Writing

Writing and Bisexual Expression

As a bi woman who hasn’t had much experience dating anyone other than cis males, I felt I had to cling to my identity and fight to make sure everyone knew that about me. Especially now that I am married to a man, it feels like it’s easy for people to dismiss my sexuality. (My dating history in brief: dated 3 cis guys in high school- none of those lasted more than 4 months, and one cis girl for like a month, then I met my now-husband in college and we’ve been together 5 1/2 years)

I am thankful I have a husband who understands that my sexuality is a big part of my life and identity. It’s something I’m proud of and very defensive of, and he never takes it as me wanting to be with others or to date other genders. He has never been concerned with bisexual stereotypes with me and it’s super refreshing. He knows I’m completely committed to him and that I need to express this part of my identity.

That’s where my writing comes in, every single one of WIPs feature queer characters, typically bi women, but not always, and always a sapphic romance. It feels like the place where I can explore my sexuality and express it healthily. It’s just a nice place to further express my queerness without having to constantly remind people about it. Sometimes I feel I have to always tell people about my sexuality because they always assume I’m straight or forget because of my monogamous relationship with a cis-male. Writing queer novels is my way of reminding everyone without outright reminding them.

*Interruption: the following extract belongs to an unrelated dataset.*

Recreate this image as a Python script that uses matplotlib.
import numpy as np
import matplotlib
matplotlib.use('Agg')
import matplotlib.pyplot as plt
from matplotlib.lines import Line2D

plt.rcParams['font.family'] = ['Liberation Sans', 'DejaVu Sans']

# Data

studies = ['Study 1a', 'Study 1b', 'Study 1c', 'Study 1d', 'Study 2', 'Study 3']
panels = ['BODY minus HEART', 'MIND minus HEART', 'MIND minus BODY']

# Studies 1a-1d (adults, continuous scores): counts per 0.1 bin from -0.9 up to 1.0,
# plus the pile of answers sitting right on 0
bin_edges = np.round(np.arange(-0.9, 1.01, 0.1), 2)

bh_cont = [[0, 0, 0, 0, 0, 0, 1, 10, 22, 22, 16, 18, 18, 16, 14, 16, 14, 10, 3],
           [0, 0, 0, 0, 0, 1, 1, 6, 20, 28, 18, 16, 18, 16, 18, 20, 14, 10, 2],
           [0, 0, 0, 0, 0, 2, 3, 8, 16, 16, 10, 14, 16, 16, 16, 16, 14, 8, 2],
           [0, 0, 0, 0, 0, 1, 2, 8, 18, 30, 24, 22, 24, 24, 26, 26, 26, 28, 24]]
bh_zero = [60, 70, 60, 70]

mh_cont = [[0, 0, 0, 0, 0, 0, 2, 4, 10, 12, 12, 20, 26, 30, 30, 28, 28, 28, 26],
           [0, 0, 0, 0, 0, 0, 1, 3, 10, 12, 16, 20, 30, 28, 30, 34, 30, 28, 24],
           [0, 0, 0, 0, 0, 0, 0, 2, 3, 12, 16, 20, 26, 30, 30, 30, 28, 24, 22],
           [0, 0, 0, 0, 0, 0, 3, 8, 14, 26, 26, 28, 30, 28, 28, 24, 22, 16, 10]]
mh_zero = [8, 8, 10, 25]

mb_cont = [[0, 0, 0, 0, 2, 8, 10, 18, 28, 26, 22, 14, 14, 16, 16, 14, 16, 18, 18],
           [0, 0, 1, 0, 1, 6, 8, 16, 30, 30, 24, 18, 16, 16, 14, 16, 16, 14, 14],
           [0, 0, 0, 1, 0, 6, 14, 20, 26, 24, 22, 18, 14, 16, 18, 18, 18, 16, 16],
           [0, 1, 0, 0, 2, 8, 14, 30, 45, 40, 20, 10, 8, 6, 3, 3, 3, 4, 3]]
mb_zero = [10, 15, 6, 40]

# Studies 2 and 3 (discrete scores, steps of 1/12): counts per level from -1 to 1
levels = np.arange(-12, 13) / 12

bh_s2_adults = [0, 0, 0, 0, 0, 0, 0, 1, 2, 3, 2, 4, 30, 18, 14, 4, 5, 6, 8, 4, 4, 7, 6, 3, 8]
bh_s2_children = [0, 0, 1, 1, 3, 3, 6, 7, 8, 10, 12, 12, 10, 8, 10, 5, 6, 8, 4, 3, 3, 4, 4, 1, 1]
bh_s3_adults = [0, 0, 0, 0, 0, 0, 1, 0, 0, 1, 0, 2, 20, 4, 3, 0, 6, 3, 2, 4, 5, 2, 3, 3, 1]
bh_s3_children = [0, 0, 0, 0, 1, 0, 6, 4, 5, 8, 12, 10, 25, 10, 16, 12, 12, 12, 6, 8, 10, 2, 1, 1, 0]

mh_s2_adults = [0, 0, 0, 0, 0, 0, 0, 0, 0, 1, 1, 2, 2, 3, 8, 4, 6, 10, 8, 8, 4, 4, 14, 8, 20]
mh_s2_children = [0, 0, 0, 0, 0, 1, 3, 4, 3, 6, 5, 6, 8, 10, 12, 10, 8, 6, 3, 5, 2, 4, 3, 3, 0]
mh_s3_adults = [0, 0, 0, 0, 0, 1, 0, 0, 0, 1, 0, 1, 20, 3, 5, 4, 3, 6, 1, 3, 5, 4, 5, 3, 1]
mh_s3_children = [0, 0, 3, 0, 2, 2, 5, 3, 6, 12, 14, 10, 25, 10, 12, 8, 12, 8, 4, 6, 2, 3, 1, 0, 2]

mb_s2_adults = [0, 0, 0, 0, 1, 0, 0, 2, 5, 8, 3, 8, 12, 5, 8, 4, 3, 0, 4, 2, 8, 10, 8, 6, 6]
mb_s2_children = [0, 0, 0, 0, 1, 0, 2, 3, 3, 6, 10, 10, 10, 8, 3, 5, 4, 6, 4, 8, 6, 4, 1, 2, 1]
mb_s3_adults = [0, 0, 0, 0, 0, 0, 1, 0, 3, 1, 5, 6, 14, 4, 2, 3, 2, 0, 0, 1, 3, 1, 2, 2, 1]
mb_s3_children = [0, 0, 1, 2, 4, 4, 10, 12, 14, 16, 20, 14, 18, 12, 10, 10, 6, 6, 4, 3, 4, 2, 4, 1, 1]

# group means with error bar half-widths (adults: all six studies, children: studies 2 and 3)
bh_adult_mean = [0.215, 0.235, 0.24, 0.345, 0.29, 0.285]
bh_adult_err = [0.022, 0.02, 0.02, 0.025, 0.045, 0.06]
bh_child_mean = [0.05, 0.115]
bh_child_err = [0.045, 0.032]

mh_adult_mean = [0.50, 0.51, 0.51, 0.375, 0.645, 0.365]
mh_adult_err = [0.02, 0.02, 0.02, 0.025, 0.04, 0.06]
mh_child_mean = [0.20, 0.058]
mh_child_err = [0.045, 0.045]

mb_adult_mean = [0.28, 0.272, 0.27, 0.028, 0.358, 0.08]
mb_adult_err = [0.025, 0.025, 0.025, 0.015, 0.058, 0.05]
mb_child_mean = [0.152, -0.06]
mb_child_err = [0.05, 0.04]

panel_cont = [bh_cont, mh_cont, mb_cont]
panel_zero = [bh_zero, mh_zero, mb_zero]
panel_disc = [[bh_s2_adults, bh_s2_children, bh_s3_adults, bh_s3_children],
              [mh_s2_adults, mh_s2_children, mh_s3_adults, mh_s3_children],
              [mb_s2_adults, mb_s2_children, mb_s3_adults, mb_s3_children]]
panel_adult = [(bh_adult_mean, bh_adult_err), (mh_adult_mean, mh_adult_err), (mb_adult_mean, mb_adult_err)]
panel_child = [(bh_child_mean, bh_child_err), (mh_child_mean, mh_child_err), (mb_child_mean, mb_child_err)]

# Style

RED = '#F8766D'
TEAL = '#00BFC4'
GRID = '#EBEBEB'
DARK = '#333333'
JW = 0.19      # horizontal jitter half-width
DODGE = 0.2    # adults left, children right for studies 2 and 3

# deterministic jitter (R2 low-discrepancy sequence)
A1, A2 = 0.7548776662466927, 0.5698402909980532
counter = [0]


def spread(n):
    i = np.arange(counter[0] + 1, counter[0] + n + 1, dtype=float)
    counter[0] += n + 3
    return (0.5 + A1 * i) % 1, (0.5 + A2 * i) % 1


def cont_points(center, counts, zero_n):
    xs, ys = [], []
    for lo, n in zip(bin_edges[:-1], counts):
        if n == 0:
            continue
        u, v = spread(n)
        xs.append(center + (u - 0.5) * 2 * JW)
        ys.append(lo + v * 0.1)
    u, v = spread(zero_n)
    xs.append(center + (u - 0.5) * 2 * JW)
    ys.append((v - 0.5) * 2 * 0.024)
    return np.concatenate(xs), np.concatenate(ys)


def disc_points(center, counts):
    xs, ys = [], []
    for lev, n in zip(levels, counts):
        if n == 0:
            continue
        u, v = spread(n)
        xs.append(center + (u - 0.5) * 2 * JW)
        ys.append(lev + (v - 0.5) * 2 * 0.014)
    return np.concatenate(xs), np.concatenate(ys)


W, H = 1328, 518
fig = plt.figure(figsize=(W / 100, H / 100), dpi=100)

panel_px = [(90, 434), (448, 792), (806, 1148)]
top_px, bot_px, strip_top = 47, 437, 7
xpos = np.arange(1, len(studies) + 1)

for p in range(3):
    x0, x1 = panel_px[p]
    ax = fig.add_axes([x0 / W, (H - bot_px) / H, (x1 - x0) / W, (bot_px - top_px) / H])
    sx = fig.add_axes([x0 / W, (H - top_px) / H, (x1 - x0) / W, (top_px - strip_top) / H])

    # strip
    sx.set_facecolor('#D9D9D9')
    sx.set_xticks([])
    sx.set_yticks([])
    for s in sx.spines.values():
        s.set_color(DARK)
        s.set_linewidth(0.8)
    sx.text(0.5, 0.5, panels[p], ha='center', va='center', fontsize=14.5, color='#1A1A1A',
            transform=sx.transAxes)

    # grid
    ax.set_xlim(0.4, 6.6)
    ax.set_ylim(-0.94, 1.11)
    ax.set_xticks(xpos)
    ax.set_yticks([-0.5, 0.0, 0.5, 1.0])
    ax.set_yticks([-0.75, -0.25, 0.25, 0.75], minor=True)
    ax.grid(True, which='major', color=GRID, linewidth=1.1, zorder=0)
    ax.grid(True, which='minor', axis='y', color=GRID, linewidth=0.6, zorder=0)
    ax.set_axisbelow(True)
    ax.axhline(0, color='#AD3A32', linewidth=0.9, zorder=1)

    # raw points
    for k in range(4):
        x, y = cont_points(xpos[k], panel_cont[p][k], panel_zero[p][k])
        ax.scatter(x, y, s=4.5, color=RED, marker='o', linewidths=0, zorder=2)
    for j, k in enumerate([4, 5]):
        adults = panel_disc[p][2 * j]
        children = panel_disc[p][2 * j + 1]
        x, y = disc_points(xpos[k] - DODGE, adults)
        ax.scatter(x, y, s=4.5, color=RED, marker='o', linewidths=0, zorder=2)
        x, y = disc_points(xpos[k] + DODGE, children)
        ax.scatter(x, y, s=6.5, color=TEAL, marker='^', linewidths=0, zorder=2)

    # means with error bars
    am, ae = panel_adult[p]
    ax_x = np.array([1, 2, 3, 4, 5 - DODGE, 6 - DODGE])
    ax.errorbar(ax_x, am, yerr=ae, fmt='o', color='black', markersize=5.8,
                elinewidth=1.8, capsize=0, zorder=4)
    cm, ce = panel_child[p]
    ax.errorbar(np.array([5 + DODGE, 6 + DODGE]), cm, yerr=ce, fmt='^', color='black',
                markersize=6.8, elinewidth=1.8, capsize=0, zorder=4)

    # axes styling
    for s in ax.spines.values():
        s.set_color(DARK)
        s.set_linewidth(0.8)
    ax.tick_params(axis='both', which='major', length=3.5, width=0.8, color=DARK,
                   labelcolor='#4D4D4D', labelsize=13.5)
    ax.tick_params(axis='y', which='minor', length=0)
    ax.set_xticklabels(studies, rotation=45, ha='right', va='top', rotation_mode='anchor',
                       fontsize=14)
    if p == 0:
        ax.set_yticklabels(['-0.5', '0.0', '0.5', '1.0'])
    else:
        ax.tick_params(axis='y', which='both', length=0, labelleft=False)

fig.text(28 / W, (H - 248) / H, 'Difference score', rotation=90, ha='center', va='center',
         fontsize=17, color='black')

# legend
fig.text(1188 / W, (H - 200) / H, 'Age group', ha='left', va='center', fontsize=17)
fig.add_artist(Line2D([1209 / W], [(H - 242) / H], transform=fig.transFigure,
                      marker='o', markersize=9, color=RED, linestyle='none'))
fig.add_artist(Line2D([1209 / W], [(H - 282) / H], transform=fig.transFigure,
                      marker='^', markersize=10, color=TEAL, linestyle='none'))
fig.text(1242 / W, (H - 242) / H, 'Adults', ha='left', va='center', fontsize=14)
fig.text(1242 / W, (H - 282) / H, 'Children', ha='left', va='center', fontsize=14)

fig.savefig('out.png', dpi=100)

My bisexuality has always been a big part of my life and I’ve known about it since I was about 11-12. I was privileged in how early I came to terms with it and how fiercely I defended this part of me. I basically was out the moment I knew it was the label I identified with and anyone who dared to say it wasn’t real was cut from my life. Still, it felt lacking, like I wasn’t “queer enough” and it didn’t help that the only rep for bisexual characters I found growing up were awful stereotypes or ended up actually being gay or straight (while that is a legitimate experience for many people exploring their sexuality, especially with compulsory heterosexuality, it’s discouraging for bi people to only see that in media).

So, in writing the novels I write, I’ve also been actively finding novels with positive f/f rep, especially with bi rep. I want to contribute to younger generations finding themselves represented in novels in a positive way and I hope that reading my work will help others to express their own queerness the same way writing it helps me.